Each iBook utilizes the swipe and pinch touch technology with which iPad users are familiar. Tools such as notes and highlighting are simple and intuitive. Students can use the notes tool to make their own study cards that can be linked to specific textbook content. Charts and graphs pop up rather than clutter a printed page.

The Downside: The iBook2 textbook is just that: a digital textbook for the iPad. The iBook cannot be read on other devices, not even other Apple devices. The digital presentation is clean and engaging. However, the Apple-supplied template means all of the textbooks have basically the same look and functionality.
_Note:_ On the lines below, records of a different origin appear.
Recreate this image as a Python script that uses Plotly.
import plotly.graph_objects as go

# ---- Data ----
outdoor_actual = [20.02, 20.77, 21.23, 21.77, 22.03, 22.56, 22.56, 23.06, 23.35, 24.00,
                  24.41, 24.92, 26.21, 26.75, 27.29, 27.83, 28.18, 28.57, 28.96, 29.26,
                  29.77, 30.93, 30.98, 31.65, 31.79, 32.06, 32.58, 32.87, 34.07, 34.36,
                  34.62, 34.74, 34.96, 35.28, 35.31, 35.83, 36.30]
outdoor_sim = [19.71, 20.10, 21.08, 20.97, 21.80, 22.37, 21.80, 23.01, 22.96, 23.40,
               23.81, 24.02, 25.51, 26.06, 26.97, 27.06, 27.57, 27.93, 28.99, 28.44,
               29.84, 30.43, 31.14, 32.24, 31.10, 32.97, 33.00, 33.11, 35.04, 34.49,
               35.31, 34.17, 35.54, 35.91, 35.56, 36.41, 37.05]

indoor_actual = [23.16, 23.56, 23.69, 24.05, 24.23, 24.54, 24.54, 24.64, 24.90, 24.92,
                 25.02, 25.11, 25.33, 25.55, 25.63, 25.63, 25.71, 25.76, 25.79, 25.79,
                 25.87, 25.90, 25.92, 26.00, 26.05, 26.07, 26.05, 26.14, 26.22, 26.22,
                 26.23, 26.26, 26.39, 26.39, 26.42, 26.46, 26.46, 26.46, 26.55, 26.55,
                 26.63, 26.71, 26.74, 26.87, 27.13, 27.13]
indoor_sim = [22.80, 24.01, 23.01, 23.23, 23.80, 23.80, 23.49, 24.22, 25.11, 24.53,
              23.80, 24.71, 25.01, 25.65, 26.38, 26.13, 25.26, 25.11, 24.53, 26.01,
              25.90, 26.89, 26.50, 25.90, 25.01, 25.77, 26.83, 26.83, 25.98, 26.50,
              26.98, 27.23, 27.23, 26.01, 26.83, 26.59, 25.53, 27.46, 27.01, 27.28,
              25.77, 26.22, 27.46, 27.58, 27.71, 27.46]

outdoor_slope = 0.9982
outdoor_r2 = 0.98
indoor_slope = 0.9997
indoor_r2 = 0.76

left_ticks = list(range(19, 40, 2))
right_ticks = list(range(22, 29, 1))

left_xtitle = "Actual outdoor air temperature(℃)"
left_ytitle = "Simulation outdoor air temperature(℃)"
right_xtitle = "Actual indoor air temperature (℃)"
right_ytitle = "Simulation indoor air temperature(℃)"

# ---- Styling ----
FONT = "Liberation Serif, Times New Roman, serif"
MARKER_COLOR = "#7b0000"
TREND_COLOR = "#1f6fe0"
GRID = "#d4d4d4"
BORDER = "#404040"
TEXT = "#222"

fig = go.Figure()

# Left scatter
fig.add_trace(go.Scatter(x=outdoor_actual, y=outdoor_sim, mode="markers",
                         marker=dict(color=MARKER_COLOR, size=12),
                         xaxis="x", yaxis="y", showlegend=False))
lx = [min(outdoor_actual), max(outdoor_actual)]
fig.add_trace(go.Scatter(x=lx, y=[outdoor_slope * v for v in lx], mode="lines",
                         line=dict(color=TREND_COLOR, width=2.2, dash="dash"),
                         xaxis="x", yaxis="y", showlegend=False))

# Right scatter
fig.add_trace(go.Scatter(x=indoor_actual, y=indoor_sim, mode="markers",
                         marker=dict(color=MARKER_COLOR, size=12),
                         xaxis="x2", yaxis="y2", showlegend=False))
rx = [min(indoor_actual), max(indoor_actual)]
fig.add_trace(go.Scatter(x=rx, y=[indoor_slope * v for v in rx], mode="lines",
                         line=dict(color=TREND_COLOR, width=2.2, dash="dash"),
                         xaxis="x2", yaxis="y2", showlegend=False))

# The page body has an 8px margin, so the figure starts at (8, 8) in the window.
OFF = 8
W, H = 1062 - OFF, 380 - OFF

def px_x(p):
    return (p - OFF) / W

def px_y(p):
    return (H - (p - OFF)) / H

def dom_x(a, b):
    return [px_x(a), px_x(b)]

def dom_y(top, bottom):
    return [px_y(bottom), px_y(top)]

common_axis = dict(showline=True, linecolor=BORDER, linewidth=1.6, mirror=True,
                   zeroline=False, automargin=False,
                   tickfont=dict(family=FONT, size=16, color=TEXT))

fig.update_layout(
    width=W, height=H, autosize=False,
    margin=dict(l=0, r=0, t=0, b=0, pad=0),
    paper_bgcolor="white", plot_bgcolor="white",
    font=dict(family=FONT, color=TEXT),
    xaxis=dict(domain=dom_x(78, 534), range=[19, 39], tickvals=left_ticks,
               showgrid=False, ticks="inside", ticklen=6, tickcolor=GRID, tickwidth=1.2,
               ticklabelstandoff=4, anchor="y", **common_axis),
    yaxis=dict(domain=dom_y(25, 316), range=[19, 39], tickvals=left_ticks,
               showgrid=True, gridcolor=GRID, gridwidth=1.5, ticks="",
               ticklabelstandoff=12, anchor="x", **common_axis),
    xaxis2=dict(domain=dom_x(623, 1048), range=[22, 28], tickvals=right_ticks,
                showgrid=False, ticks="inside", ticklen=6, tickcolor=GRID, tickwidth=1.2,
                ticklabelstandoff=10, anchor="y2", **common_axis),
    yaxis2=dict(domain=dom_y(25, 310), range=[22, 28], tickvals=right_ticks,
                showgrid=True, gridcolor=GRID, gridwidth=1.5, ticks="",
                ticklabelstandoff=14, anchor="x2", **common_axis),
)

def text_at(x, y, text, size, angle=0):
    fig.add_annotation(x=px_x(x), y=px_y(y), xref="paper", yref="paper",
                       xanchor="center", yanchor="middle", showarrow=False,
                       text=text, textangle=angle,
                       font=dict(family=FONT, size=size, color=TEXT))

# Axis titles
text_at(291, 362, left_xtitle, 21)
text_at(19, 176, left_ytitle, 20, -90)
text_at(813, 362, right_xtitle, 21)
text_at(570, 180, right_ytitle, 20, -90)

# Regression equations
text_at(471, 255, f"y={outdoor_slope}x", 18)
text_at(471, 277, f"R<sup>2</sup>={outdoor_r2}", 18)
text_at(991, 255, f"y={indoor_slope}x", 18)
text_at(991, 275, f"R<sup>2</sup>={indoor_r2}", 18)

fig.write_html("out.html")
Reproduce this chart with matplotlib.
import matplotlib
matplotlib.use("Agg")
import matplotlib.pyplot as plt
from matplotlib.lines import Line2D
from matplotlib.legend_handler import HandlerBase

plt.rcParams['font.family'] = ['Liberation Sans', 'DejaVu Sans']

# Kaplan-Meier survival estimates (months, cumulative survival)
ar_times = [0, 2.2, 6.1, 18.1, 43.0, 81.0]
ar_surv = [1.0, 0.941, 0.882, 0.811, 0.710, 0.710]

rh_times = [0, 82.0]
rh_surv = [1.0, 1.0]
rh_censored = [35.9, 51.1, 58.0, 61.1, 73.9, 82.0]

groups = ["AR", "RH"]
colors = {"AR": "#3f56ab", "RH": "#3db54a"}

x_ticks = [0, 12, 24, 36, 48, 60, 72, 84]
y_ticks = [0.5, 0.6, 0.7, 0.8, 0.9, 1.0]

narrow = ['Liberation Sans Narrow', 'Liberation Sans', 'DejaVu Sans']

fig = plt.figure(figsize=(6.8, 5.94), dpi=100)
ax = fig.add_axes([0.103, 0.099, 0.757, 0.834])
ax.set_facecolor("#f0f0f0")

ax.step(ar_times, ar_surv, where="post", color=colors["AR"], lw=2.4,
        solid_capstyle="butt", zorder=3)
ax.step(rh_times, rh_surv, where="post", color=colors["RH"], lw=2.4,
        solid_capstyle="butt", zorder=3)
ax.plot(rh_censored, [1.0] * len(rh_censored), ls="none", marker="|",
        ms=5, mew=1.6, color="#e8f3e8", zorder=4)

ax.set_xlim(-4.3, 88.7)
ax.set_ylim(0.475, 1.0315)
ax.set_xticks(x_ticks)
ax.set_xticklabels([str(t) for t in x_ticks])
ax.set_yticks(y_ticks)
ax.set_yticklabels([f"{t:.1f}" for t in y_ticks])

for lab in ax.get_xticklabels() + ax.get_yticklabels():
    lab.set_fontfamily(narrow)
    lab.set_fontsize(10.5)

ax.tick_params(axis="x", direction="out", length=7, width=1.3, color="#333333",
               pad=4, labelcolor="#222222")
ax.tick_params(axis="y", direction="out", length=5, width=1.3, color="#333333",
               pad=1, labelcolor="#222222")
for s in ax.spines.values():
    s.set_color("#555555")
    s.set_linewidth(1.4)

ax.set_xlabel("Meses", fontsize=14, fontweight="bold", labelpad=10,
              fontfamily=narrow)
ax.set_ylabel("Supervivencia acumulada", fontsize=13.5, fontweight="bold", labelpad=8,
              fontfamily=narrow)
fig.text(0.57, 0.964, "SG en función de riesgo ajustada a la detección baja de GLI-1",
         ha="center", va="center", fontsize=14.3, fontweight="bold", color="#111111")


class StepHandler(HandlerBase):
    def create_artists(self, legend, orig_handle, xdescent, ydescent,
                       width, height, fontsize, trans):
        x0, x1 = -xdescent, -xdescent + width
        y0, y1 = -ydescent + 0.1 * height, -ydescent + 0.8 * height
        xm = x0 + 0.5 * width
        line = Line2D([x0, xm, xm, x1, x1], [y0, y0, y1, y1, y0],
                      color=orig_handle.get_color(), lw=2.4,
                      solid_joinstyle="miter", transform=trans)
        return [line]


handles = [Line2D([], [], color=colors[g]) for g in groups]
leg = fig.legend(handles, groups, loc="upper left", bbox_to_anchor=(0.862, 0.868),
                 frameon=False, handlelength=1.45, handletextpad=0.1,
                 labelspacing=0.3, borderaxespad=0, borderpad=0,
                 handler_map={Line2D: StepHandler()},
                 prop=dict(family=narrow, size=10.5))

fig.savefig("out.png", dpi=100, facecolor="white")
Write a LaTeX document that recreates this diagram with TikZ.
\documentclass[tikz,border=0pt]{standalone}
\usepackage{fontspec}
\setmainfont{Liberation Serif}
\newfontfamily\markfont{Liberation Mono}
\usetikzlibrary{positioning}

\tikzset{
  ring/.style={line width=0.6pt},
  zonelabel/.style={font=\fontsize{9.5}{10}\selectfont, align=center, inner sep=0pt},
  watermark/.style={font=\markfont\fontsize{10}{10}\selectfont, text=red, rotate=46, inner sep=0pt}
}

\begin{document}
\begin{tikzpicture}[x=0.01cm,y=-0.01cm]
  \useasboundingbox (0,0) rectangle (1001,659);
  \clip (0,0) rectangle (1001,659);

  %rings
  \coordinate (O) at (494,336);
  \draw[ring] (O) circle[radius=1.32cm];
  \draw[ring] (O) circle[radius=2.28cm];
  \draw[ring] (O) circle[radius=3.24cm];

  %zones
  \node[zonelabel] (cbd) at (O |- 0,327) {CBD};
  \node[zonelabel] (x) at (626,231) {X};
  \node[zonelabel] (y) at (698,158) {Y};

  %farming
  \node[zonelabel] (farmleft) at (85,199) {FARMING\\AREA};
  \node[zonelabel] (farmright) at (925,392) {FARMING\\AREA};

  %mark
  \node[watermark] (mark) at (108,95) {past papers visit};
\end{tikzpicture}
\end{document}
The price of $14.99 buys a title that can be redeemed within a student’s iTunes account and can not be transferred. That title belongs to the student, no matter who paid for it, and travels with that student’s iTunes account.

Because the e–textbook is stored locally on the iPad, that would limit the number of textbooks students can store on their iPads. The publishers have not yet made a teacher edition available, but the program can be used with the Teacher’s Edition in print or eText, using the same chapter structure, lessons, and assessment options.

The iBook2 textbook titles are clearly a very early answer by publishers to the question of how to market educational content in a digital world. The iBook textbooks are clean, easy to use, and the additional media make them more appealing than bulky paper textbooks. For teachers and students looking for a simple answer to digital textbooks, iBook2 textbooks are a good choice.